The current favorite among desktop array mics for speech recognition use is the Voice Tracker by Andrea Electronics. A much cheaper alternative (N.B. you get what you pay for) is the Superbeam SoundMAX Array Microphone from Andrea Electronics. At the extreme high end, consider the Audio-Technica DeltaBeam, which retails for about $3,000 and is designed for use in broadcasting and film.
Interested in automating your home to respond to your voice? A good place to start is Smarthome.

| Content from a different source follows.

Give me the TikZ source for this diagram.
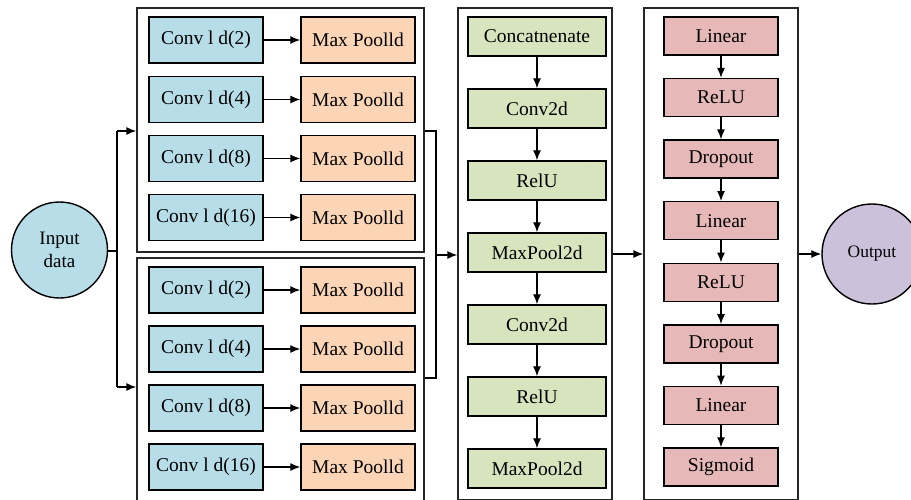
\documentclass[tikz,border=0pt]{standalone}
\usepackage{fontspec}
\setmainfont{Liberation Serif}
\usetikzlibrary{arrows.meta}

\definecolor{convblue}{HTML}{B7DDE8}
\definecolor{poolorange}{HTML}{FBD5B5}
\definecolor{cnngreen}{HTML}{D7E4BD}
\definecolor{fcpink}{HTML}{E6B9B8}
\definecolor{outlilac}{HTML}{CCC1DA}

\tikzset{
  blk/.style={draw=black, line width=1.4pt, minimum height=46pt, minimum width=114pt,
    inner sep=0pt, font=\rmfamily\fontsize{19.5}{23}\selectfont},
  convbox/.style={blk, fill=convblue},
  poolbox/.style={blk, fill=poolorange},
  cnnbox/.style={blk, fill=cnngreen, minimum width=138pt, minimum height=39pt},
  fcbox/.style={blk, fill=fcpink, minimum height=38pt},
  frame/.style={draw=black!85, line width=1.3pt, inner sep=0pt},
  ioball/.style={circle, draw=black, line width=1.4pt, minimum size=96pt, inner sep=0pt,
    align=center, font=\rmfamily\fontsize{19}{23}\selectfont},
  arr/.style={line width=1.3pt, -{Latex[length=10pt,width=8pt]}},
  wire/.style={line width=1.3pt}
}

\begin{document}
\begin{tikzpicture}[x=1pt, y=-1pt]
\useasboundingbox (0,0) rectangle (911,499);
\clip (0,0) rectangle (911,499);

% outer frames
\node[frame, minimum width=287pt, minimum height=244pt] (topf) at (280.5,130) {};
\node[frame, minimum width=287pt, minimum height=258pt] (botf) at (280.5,387) {};
\node[frame, minimum width=154pt, minimum height=492pt] (midf) at (535,254) {};
\node[frame, minimum width=154pt, minimum height=492pt] (rightf) at (721,254) {};

% input and output
\node[ioball, fill=convblue] (in) at (59.5,250) {Input\\data};
\node[ioball, fill=outlilac, minimum size=100pt, font=\rmfamily\fontsize{17.5}{21}\selectfont] (out) at (872,254) {Output};

% convolution branches
\foreach \y/\k/\lab in {40/1/2, 99.5/2/4, 158.5/3/8, 217.5/4/16,
                        290/5/2, 349/6/4, 408/7/8, 467/8/16} {
  \node[convbox] (c\k) at (206,\y) {Conv l d(\lab)};
  \node[poolbox] (p\k) at (358,\y) {Max Poolld};
  \draw[arr] (c\k) -- (p\k);
}

% 2d stage
\foreach \lab [count=\i] in {Concatnenate, Conv2d, RelU, MaxPool2d, Conv2d, RelU, MaxPool2d} {
  \node[cnnbox] (g\i) at (537,{36.5+72*(\i-1)}) {\lab};
}
\foreach \i [evaluate=\i as \j using int(\i+1)] in {1,...,6} {
  \draw[arr] (g\i) -- (g\j);
}

% classifier head
\foreach \lab [count=\i] in {Linear, ReLU, Dropout, Linear, ReLU, Dropout, Linear, Sigmoid} {
  \node[fcbox] (f\i) at (721,{36+61.57*(\i-1)}) {\lab};
}
\foreach \i [evaluate=\i as \j using int(\i+1)] in {1,...,7} {
  \draw[arr] (f\i) -- (f\j);
}

% split from input into both branches
\coordinate (split) at (117,251);
\coordinate (splittop) at (117,131);
\coordinate (splitbot) at (117,387);
\draw[wire] (in.east |- split) -- (split);
\draw[wire] (splittop) -- (splitbot);
\draw[arr] (splittop) -- (topf.west |- splittop);
\draw[arr] (splitbot) -- (botf.west |- splitbot);

% merge of both branches
\coordinate (mtop) at (436,131);
\coordinate (mbot) at (436,378);
\coordinate (mmid) at (436,255);
\draw[wire] (topf.east |- mtop) -- (mtop) -- (mbot) -- (botf.east |- mbot);
\draw[arr] (mmid) -- (midf.west |- mmid);

% stage links
\draw[arr] (midf.east |- 0,254) -- (rightf.west |- 0,254);
\draw[arr] (rightf.east |- out) -- (out.west);
\end{tikzpicture}
\end{document}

And if dictating letters or commands to your computer is your holy grail, you’ll also need some software—such as IBM ViaVoice Simply Dictation for Mac OS X or Dragon Naturally Speaking for Windows. But a disclaimer: every time I decide to play with speech recognition, I end up abandoning it after a day or two. For me, the issue is not one of power or accuracy; I can get the computer to do what I need it to do with the sound of my voice. The main issue is that I can type quietly without disturbing my wife, who’s working in the same room (or the passenger next to me on the plane, or the other people in a cafe), whereas talking to my computer can be very distracting to others. In addition, I sometimes like to listen to music while I work—that would cause no end of problems for my computer, and if I were going to wear headphones, well, that would be the same inconvenience as wearing a microphone headset. There’s also the fact that most of what I do on the computer is either programming (for which speech recognition doesn’t make sense) or writing, which for me involves a lot of visual interaction with the text, not just a blind dictation. All that to say: array microphones are extremely cool for what they do, but even if they work perfectly, they still aren’t enough to make me want to give up my keyboard.